By Dennis Hetzel, Executive Director

ONA Trustee Ken Douthit has led a committee looking at ONA’s membership requirements for nearly a year. The board approved the committee’s recommendation for a proposed constitutional change that will go to members for a vote at the annual meeting, which will be held at our convention in Columbus on Feb. 14, 2013.

Our Constitution has generally made ONA newspaper membership consistent with the state laws that define “newspapers of general circulation” for the purposes of eligibility for public notices.  We also allowed free weekly newspapers to be ONA members if they were owned by a paid newspaper that qualified. The state law changed in 2011, opening notice qualifications to free, weekly newspapers that can meet a series of standards designed to ensure that newspapers that receive public notices are legitimate publications that people would welcome in their homes.
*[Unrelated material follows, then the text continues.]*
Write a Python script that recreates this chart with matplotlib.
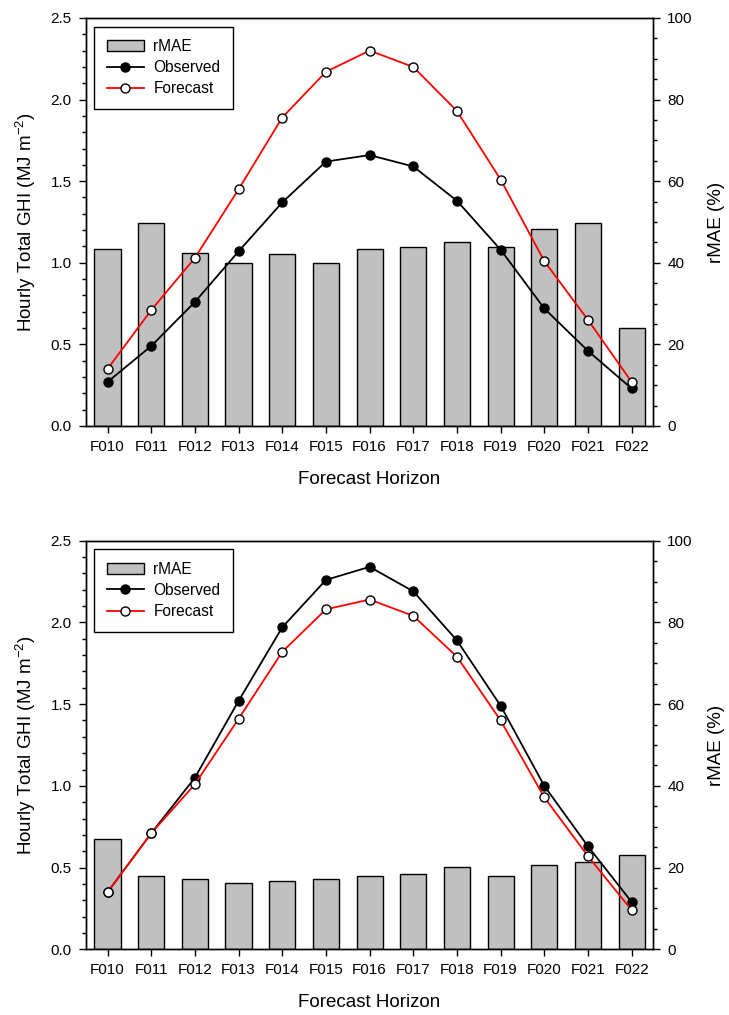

Here is a list of the requirements in Section 7.12 of the Ohio Revised Code. The qualifying newspaper must:

  • Have been in business for at least three years immediately preceding publication requirement.
  • Publish at least once a week.
  • Print in English using standard methods and be at least eight pages in broadsheet format or 16 pages in tabloid format.
  • Contain at least 25 percent editorial content that “includes, but is not limited to, local news, political information, and local sports.”
  • Have the ability to add subscribers to its distribution list.
  • Circulate generally by U.S. mail or carrier delivery in “the political subdivision responsible for legal publication or in the state, if legal publication is made by a state agency.” Proof of this can by an annual Postal Service statement or by proof of an independent audit performed within the prior 12 months.

The Constitutional changes mirror these requirements.  The most significant impact is that this will make ONA membership available to legitimate, free-weekly newspapers that are not part of a paid newspaper group.

In addition, the board approved changes that would allow a digital-only local news outlet to join the ONA, although board membership would not be open to such outlets.  Here, too, the applicant would be subject to approval by the board and have to meet a series of similar standards. In other words, the random blogger or fly-by-night website would not be eligible for membership.

Many other state newspaper associations have opened up their membership to digital-only providers, but I believe we have come up with the best standards and smartest dues schedule of any state. Here are the proposed standards for digital-only membership:

  1. Is available to the general public via the World Wide Web
  2. Conducts its business in a professional manner.
  3. Is primarily devoted to local or general news and other editorial content and sells advertising. The online-only publication shall regularly update its content, no less than once per week, with unique news content and not be primarily an aggregator of content or links created by other media outlets.
  4. Does  not primarily serve as a platform promoting the interests and/or opinions of a special interest group, individual or cause
  5. Has been operating as a digital product for three years prior to the application date.
  6. Have a publicized business telephone number and an office in Ohio within 50 miles of the primary community served that is open to the public and where business is transacted.
  7. Abides by copyright laws.

There also is an interim membership category for applicants that meet all requirements except for the “three years in business” standard.

You can see a complete, red-line version of the Constitution where you can easily view the proposed changes by clicking here.  In the “comments” field, you will find some additional background on changes that were made.

As executive director, I hope members will support these changes. I believe these are forward-looking and reflect the way our industry is evolving. The distinctions between print and digital, paid and unpaid, daily and weekly, only are going to get blurrier.  The glue that binds us is a passion to serve our communities and succeed as businesses through the best journalism we can produce. Growth in membership also gives us more influence in our lobbying and government relations advocacy.